*PROBLEM DESCRIPTION*:
Which lines contain the string "diagram"? Please list every one of them.

________

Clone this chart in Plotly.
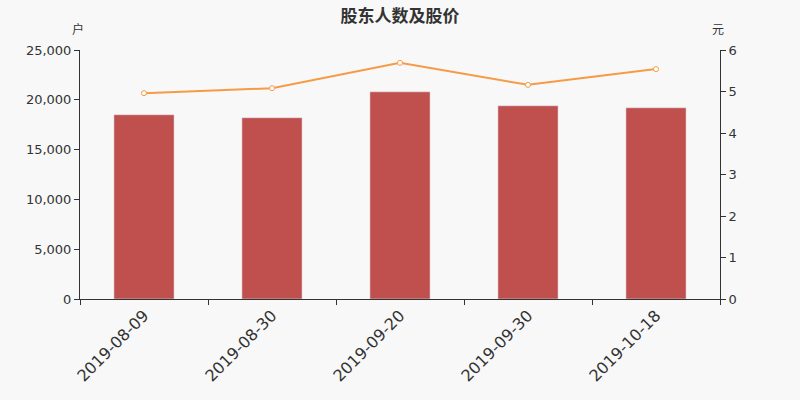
import plotly.graph_objects as go

dates = ["2019-08-09", "2019-08-30", "2019-09-20", "2019-09-30", "2019-10-18"]
holders = [18500, 18200, 20800, 19400, 19200]
price = [4.96, 5.08, 5.69, 5.16, 5.54]

FONT = "DejaVu Sans, Noto Sans CJK SC, sans-serif"
BG = "#f8f8f8"

fig = go.Figure()
fig.add_trace(go.Bar(x=dates, y=holders, marker_color="#c0504d", width=0.47,
                     name="股东人数", yaxis="y"))
fig.add_trace(go.Scatter(x=dates, y=price, mode="lines+markers", name="股价", yaxis="y2",
                         line=dict(color="#f79a45", width=2),
                         marker=dict(symbol="circle", size=5, color="white",
                                     line=dict(color="#f79a45", width=1))))

fig.update_layout(
    width=800, height=400,
    paper_bgcolor=BG, plot_bgcolor=BG,
    margin=dict(l=80, r=80, t=50, b=101, autoexpand=False),
    showlegend=False,
    font=dict(family=FONT, color="#333333", size=12),
    title=dict(text="<b>股东人数及股价</b>", x=0.5, xanchor="center", y=0.975, yanchor="top",
               font=dict(size=17, color="#333333", family="Noto Sans CJK SC")),
    xaxis=dict(type="category", tickangle=-45, tickson="boundaries", ticks="outside",
               ticklen=5, tickcolor="#333", showline=True, linecolor="#333", linewidth=1,
               showgrid=False, tickfont=dict(size=16, color="#333")),
    yaxis=dict(range=[0, 25000], dtick=5000, tickformat=",", showgrid=False,
               showline=True, linecolor="#333", ticks="outside", ticklen=5,
               tickcolor="#333", zeroline=False, tickfont=dict(size=13)),
    yaxis2=dict(range=[0, 6], dtick=1, overlaying="y", side="right", showgrid=False,
                showline=True, linecolor="#333", ticks="outside", ticklen=5,
                tickcolor="#333", zeroline=False, tickfont=dict(size=13)),
    annotations=[
        dict(text="户", xref="paper", yref="paper", x=-0.003, y=1.088, showarrow=False,
             xanchor="center", yanchor="middle", font=dict(size=12, family="Noto Sans CJK SC")),
        dict(text="元", xref="paper", yref="paper", x=0.997, y=1.088, showarrow=False,
             xanchor="center", yanchor="middle", font=dict(size=12, family="Noto Sans CJK SC")),
    ],
)

fig.write_html("out.html", config={"displayModeBar": False},
               post_script="document.body.style.margin='0';document.body.style.overflow='hidden';")
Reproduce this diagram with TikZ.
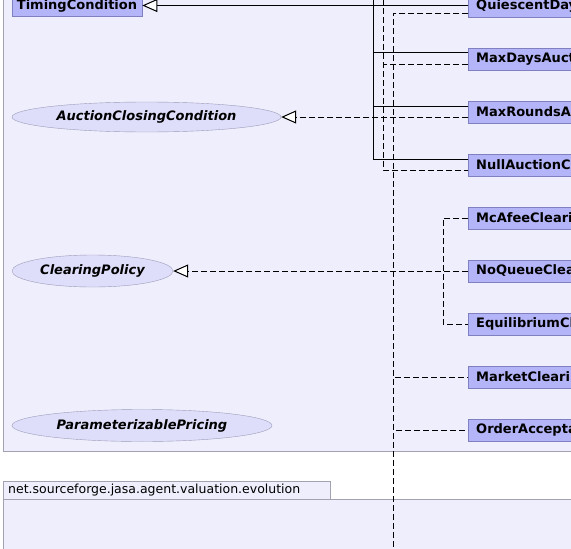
\documentclass[tikz,border=0pt]{standalone}
\usepackage{fontspec}
\setmainfont{DejaVu Sans}
\usepackage{tikz}
\usepackage{xcolor}
\usetikzlibrary{shapes.geometric, positioning, arrows.meta}
\definecolor{pkgfill}{RGB}{238,238,252}
\definecolor{pkgline}{RGB}{162,162,178}
\definecolor{classfill}{RGB}{180,180,248}
\definecolor{classline}{RGB}{128,128,192}
\definecolor{ellfill}{RGB}{222,222,250}
\definecolor{ellline}{RGB}{156,156,186}
\newcommand{\umlfont}{\fontsize{13}{15}\selectfont}
\newcommand{\pkgfont}{\fontsize{12.5}{15}\selectfont}

\begin{document}
\begin{tikzpicture}[x=1pt, y=-1pt,
    klass/.style={draw=classline, fill=classfill, font=\umlfont\bfseries, minimum height=22pt, inner ysep=0pt},
    rklass/.style={klass, anchor=west, text width=140pt, inner xsep=8pt, align=left},
    iface/.style={ellipse, draw=ellline, fill=ellfill, inner sep=0pt, font=\umlfont\bfseries\itshape},
    ext/.style={line width=1pt},
    impl/.style={line width=1pt, dash pattern=on 6pt off 3pt},
    gen/.style={-{Triangle[fill=white, length=15pt, width=13pt]}}]
     \useasboundingbox (0,0) rectangle (571,549);
     \clip (0,0) rectangle (571,549);
     % packages
     \draw[pkgline, fill=pkgfill] (3,-20) rectangle (620,451);
     \draw[pkgline, fill=pkgfill] (3,499) rectangle (620,620);
     \draw[pkgline, fill=pkgfill] (3,481) rectangle (330,499);
     \node[anchor=west, font=\pkgfont, inner sep=0pt] (evo) at (8,490) {net.sourceforge.jasa.agent.valuation.evolution};

     \node[klass, inner xsep=5pt, minimum width=130pt] (tc) at (77,5.5) {TimingCondition};
     \node[iface, minimum width=269pt, minimum height=30pt] (acc) at (146.5,117) {AuctionClosingCondition};
     \node[iface, minimum width=161pt, minimum height=32pt] (cp) at (92.5,271) {ClearingPolicy};
     \node[iface, minimum width=260pt, minimum height=32pt] (pp) at (142,425.5) {ParameterizablePricing};

     \node[rklass] (q) at (468,6) {QuiescentDay};
     \node[rklass] (md) at (468,59) {MaxDaysAuct};
     \node[rklass] (mr) at (468,112) {MaxRoundsA};
     \node[rklass] (na) at (468,165) {NullAuctionCl};
     \node[rklass] (mca) at (468,218) {McAfeeCleari};
     \node[rklass] (nq) at (468,271) {NoQueueClea};
     \node[rklass] (eq) at (468,324) {EquilibriumCl};
     \node[rklass] (mc) at (468,377) {MarketClearin};
     \node[rklass] (oa) at (468,430) {OrderAccepta};

     \coordinate (ttop) at (373,-10);
     \coordinate (dtop) at (383,-10);
     \coordinate (pbot) at (393,620);

     % timing condition
     \draw[ext, gen] ([yshift=0.5pt]q.west) -- (tc.east);
     \draw[ext] (ttop) |- ([yshift=7pt]md.west);
     \draw[ext] (ttop) |- ([yshift=6pt]mr.west);
     \draw[ext] (ttop) |- ([yshift=6pt]na.west);
     % closing condition
     \draw[impl, gen] ([yshift=-5pt]mr.west) -- (acc.east);
     \draw[impl] (dtop) |- ([yshift=-5pt]md.west);
     \draw[impl] (dtop) |- ([yshift=-5pt]na.west);
     % clearing policy
     \draw[impl, gen] (nq.west) -- (cp.east);
     \draw[impl] (mca.west) -- +(-25,0) |- (eq.west);
     % long one
     \draw[impl] ([yshift=-7pt]q.west) -| (pbot);
     \draw[impl] ([yshift=-7pt]q.west) -| (pbot |- mc.west) -- (mc.west);
     \draw[impl] ([yshift=-7pt]q.west) -| (pbot |- oa.west) -- (oa.west);
   \end{tikzpicture}
\end{document}
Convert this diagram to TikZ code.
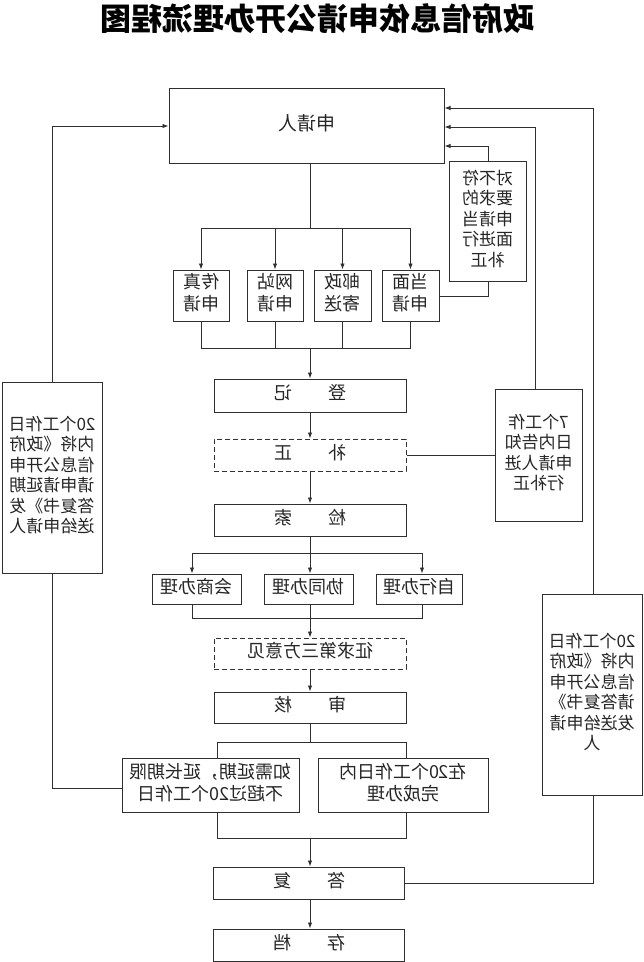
\documentclass[tikz,border=0pt]{standalone}
\usepackage{fontspec}
\usepackage{graphicx}
\setmainfont{Noto Sans CJK SC}
\usetikzlibrary{arrows.meta}
\definecolor{ln}{HTML}{303030}
\definecolor{tx}{HTML}{262626}
\newcommand\rf[1]{\reflectbox{\begin{tabular}{@{}c@{}}#1\end{tabular}}}
\begin{document}
\begin{tikzpicture}[x=1pt,y=-1pt,
  box/.style={draw=ln,line width=1pt,rectangle,inner sep=0pt,text=tx,
    font=\fontsize{18}{22}\selectfont},
  sbox/.style={box,font=\fontsize{17}{20.5}\selectfont},
  dbox/.style={box,dashed,dash pattern=on 5pt off 3pt},
  con/.style={draw=ln,line width=0.9pt},
  arr/.style={con,-{Latex[length=6pt,width=4.5pt]}}]
\useasboundingbox (0,0) rectangle (644,962);
% title
\node[text=black,font=\fontsize{31}{34}\selectfont\bfseries] (title) at (318,22) {\rf{政府信息依申请公开办理流程图}};
% main boxes
\node[box,font=\fontsize{19}{22}\selectfont,minimum width=275pt,minimum height=75pt] (app) at (306.5,125.5) {\rf{申请人}};
\node[box,minimum width=56pt,minimum height=51pt] (fax) at (201,295.5) {\rf{传真\\申请}};
\node[box,minimum width=56pt,minimum height=51pt] (web) at (275,295.5) {\rf{网站\\申请}};
\node[box,minimum width=57pt,minimum height=51pt] (post) at (342.5,295.5) {\rf{邮政\\寄送}};
\node[box,minimum width=57pt,minimum height=51pt] (face) at (410.5,295.5) {\rf{当面\\申请}};
\node[box,minimum width=192pt,minimum height=33pt] (dj) at (310,395.5) {\rf{登\qquad 记}};
\node[dbox,minimum width=192pt,minimum height=32pt] (bz) at (310,455) {\rf{补\qquad 正}};
\node[box,minimum width=192pt,minimum height=32pt] (js) at (310,520) {\rf{检\qquad 索}};
\node[box,minimum width=89pt,minimum height=30pt] (hs) at (196.5,589) {\rf{会商办理}};
\node[box,minimum width=89pt,minimum height=30pt] (xt) at (308.5,589) {\rf{协同办理}};
\node[box,minimum width=86pt,minimum height=30pt] (zx) at (419,589) {\rf{自行办理}};
\node[dbox,minimum width=192pt,minimum height=31pt] (zq) at (310,653.5) {\rf{征求第三方意见}};
\node[box,minimum width=192pt,minimum height=31pt] (sh) at (310,707.5) {\rf{审\qquad 核}};
\node[box,minimum width=177pt,minimum height=54pt] (yq) at (210.5,785) {\rf{如需延期，延长期限\\不超过20个工作日}};
\node[box,minimum width=170pt,minimum height=54pt] (wc) at (403,785) {\rf{在20个工作日内\\完成办理}};
\node[box,minimum width=191pt,minimum height=32pt] (df) at (309,883) {\rf{答\qquad 复}};
\node[box,minimum width=191pt,minimum height=32pt] (cd) at (309,945) {\rf{存\qquad 档}};
% side boxes
\node[sbox,minimum width=100pt,minimum height=191pt] (lb) at (52,477.5) {\rf{20个工作日\\内将《政府\\信息公开申\\请申请延期\\答复书》发\\送给申请人}};
\node[sbox,minimum width=100pt,minimum height=201pt] (rb) at (592,694.5) {\rf{20个工作日\\内将《政府\\信息公开申\\请答复书》\\发送给申请\\人}};
\node[sbox,minimum width=87pt,minimum height=132pt] (qb) at (538.5,455) {\rf{7个工作\\日内告知\\申请人进\\行补正}};
\node[sbox,minimum width=77pt,minimum height=120pt] (db) at (487.5,221) {\rf{对不符\\要求的\\申请当\\面进行\\补正}};
% coordinates
\coordinate (s1) at (310,228);
\coordinate (s2) at (310,348);
\coordinate (b1) at (310,553);
\coordinate (b2) at (310,618);
\coordinate (c1) at (310,742);
\coordinate (c2) at (310,838);
\coordinate (lx) at (52,126);
\coordinate (lyq) at (52,788);
\coordinate (r1) at (593,108);
\coordinate (r2) at (535,127);
\coordinate (r3) at (488,146);
\coordinate (rdf) at (593,883);
\coordinate (rface) at (488,296);
% application channels
\draw[con] (app.south -| s1) -- (s1);
\draw[con] (fax.north |- s1) -- (face.north |- s1);
\foreach \n in {fax,web,post,face} \draw[arr] (\n.north |- s1) -- (\n.north);
\foreach \n in {fax,web,post,face} \draw[con] (\n.south) -- (\n.south |- s2);
\draw[con] (fax.south |- s2) -- (face.south |- s2);
\draw[arr] (s2) -- (dj.north -| s2);
\draw[arr] (dj.south -| s1) -- (bz.north -| s1);
\draw[arr] (bz.south -| s1) -- (js.north -| s1);
% processing branches
\draw[con] (js.south -| b1) -- (b1);
\draw[con] (192,553) -- (422,553);
\draw[arr] (192,553) -- (hs.north -| 192,553);
\draw[arr] (b1) -- (xt.north -| b1);
\draw[arr] (422,553) -- (zx.north -| 422,553);
\draw[con] (hs.south -| 192,0) -- (192,618) -- (422,618) -- (zx.south -| 422,0);
\draw[arr] (xt.south -| b2) -- (zq.north -| b2);
\draw[arr] (zq.south -| b2) -- (sh.north -| b2);
% decision
\draw[con] (sh.south -| c1) -- (c1);
\draw[con] (yq.north -| 217,0) -- (217,742) -- (406,742) -- (wc.north -| 406,0);
\draw[con] (yq.south -| 217,0) -- (217,838) -- (406,838) -- (wc.south -| 406,0);
\draw[arr] (c2) -- (df.north -| c2);
\draw[arr] (df.south -| c2) -- (cd.north -| c2);
% left feedback
\draw[con] (yq.west |- lyq) -- (lyq) -- (lb.south);
\draw[arr] (lb.north) -- (lx) -- (app.west |- lx);
% right feedbacks
\draw[con] (df.east |- rdf) -- (rdf) -- (rb.south -| rdf);
\draw[arr] (rb.north -| r1) -- (r1) -- (app.east |- r1);
\draw[con] (bz.east) -- (qb.west |- bz.east);
\draw[arr] (qb.north -| r2) -- (r2) -- (app.east |- r2);
\draw[con] (face.east |- rface) -- (rface) -- (db.south -| rface);
\draw[arr] (db.north -| r3) -- (r3) -- (app.east |- r3);
\end{tikzpicture}
\end{document}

________

*ANSWER*:
Reproduce this diagram with TikZ.
Convert this diagram to TikZ code.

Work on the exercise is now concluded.